Float are printed with dots:

julia> @ccall printf("%f\n"::Cstring ; 3.333::Cfloat)::Cint
3.333000
9

Setting LC_NUMERIC to french and now floats are written with commas:

julia> unsafe_string( @ccall setlocale(1::Int, "fr_FR.UTF-8"::Cstring)::Cstring )
"fr_FR.UTF-8"

julia> @ccall printf("%f\n"::Cstring ; 3.333::Cfloat)::Cint
3,333000
9

Note that Julia's printf do not use LC_NUMERIC I think it always uses english or C notation.

PyPlot problem

I guess PyPlot calls something like setlocale(LC_ALL, "").

LC_ALL="fr_FR.UTF-8" julia

Compare this initial locale values (and float printings):

julia> unsafe_string( @ccall setlocale(1::Int, Cstring(Ptr{Int8}())::Cstring)::Cstring )
"C"

julia> unsafe_string( @ccall setlocale(6::Int, Cstring(Ptr{Int8}())::Cstring)::Cstring )
"LC_CTYPE=fr_FR.UTF-8;LC_NUMERIC=C;LC_TIME=fr_FR.UTF-8;LC_COLLATE=fr_FR.UTF-8;LC_MONETARY=fr_FR.UTF-8;LC_MESSAGES=fr_FR.UTF-8;LC_PAPER=fr_FR.UTF-8;LC_NAME=fr_FR.UTF-8;LC_ADDRESS=fr_FR.UTF-8;LC_TELEPHONE=fr_FR.UTF-8;LC_MEASUREMENT=fr_FR.UTF-8;LC_IDENTIFICATION=fr_FR.UTF-8"

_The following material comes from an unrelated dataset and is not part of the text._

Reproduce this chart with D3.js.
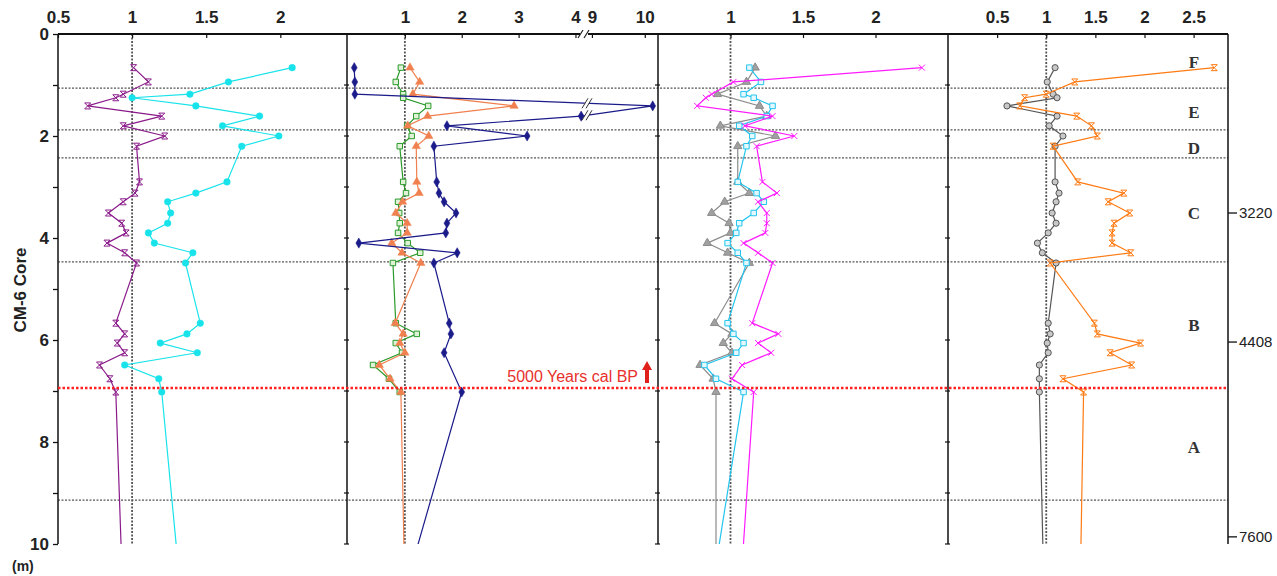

julia> @ccall printf("%f\n"::Cstring ; 3.333::Cfloat)::Cint
3.333000
9

with the ones after loading PyPlot in the session:

julia> using PyPlot

julia> unsafe_string( @ccall setlocale(1::Int, Cstring(Ptr{Int8}())::Cstring)::Cstring )
"fr_FR.UTF-8"

julia> unsafe_string( @ccall setlocale(6::Int, Cstring(Ptr{Int8}())::Cstring)::Cstring )
"fr_FR.UTF-8"

julia> @ccall printf("%f\n"::Cstring ; 3.333::Cfloat)::Cint
3,333000
9

Idea ?

Maybe by being a bit clever we can change the locale just before writing FITS and restore the locale to exactly what is was before the call, in a finally clause ?

EDIT: problem, if the locale is shared by C libraries and they use threads.. it is "not safe" to change the locale to C because maybe PyPlot had a good reason to put it to french.

emmt commented 1 year ago

Impressive tests!

buthanoid commented 7 months ago

CFITSIO Version 4.3.0 - Jul 2023 added the patch. did not tested yet but it is supposed to fix it :-)